The original 15th-century tower house remains a key feature of Donegal Castle. It consists of several floors, each historically used for different purposes. The lower floors served as storage and utility areas, while the upper floors were reserved for living quarters. Visitors can explore these areas, noting the thickness of the walls that emphasize the defensive purpose of the tower house.

Architectural Details and Original Features

Throughout the castle, significant architectural details and original features have been preserved or meticulously restored. Notably, the stone-built domed ceilings in some sections of the tower house provide not only architectural beauty but also structural integrity. These domes are a testament to the medieval construction techniques that have withstood the test of time.

Another remarkable feature is the original spiral staircase, strategically designed for defense. The narrow, winding stairs made it difficult for attackers to ascend while defending occupants had the higher ground advantage. The staircase also showcases the craftsmanship of the era with its stone construction and functional design.

Other Significant Rooms and Features

As the tour continues, visitors will encounter various other rooms that were integral to the daily functioning of the castle. These include the kitchens, where large fireplaces and ovens highlight the scale of food preparation required for the castle’s inhabitants and guests.
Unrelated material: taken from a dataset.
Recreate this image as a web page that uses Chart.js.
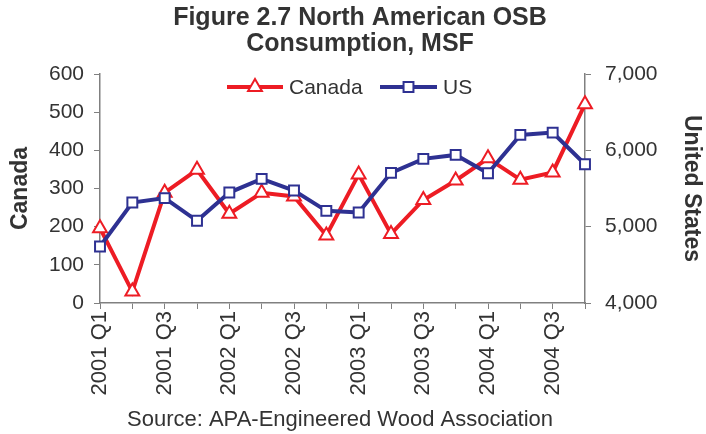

In the Jacobean wing, enhanced features such as larger, more decorative windows and detailed stonework around doorways and fireplaces illustrate the architectural evolution from the purely functional to the aesthetically pleasing.

The Castle Today

Tourist Attraction and Cultural Site

Donegal Castle, once a formidable fortress and seat of power, has transitioned into one of the most cherished historical sites in County Donegal and a key tourist attraction in Ireland. Today, the castle not only serves as a window into the medieval and early modern periods of Irish history but also functions as a vibrant cultural site. It hosts a variety of events, including cultural exhibitions, historical reenactments, and educational programs, all designed to enrich the visitor experience and provide insights into Ireland’s rich heritage.

Visitor Access and Facilities

Donegal Castle is open to the public, welcoming visitors from around the world. The castle operates throughout the year, with varying hours during the summer and winter seasons to accommodate the influx of tourists during peak times. Facilities at the castle are designed to ensure a comfortable and accessible visit. These include a visitor center equipped with restrooms and a small selection of souvenirs and informational materials. The pathways and main areas of the castle are well-maintained, making it accessible for visitors of all ages and abilities, though some parts of the old structure may present challenges for those with mobility issues.

Guided Tours

One of the highlights of visiting Donegal Castle is the availability of guided tours. These tours are led by knowledgeable guides who provide a detailed narration of the castle’s history, architecture, and the various personalities that have shaped its past. The guides take visitors through the key areas of the castle, from the ancient keep to the Jacobean wing, explaining the significance of architectural features, such as the Brooke Fireplace and the original spiral staircase. These tours are invaluable for those looking to gain a deeper understanding of the site’s historical context and architectural details.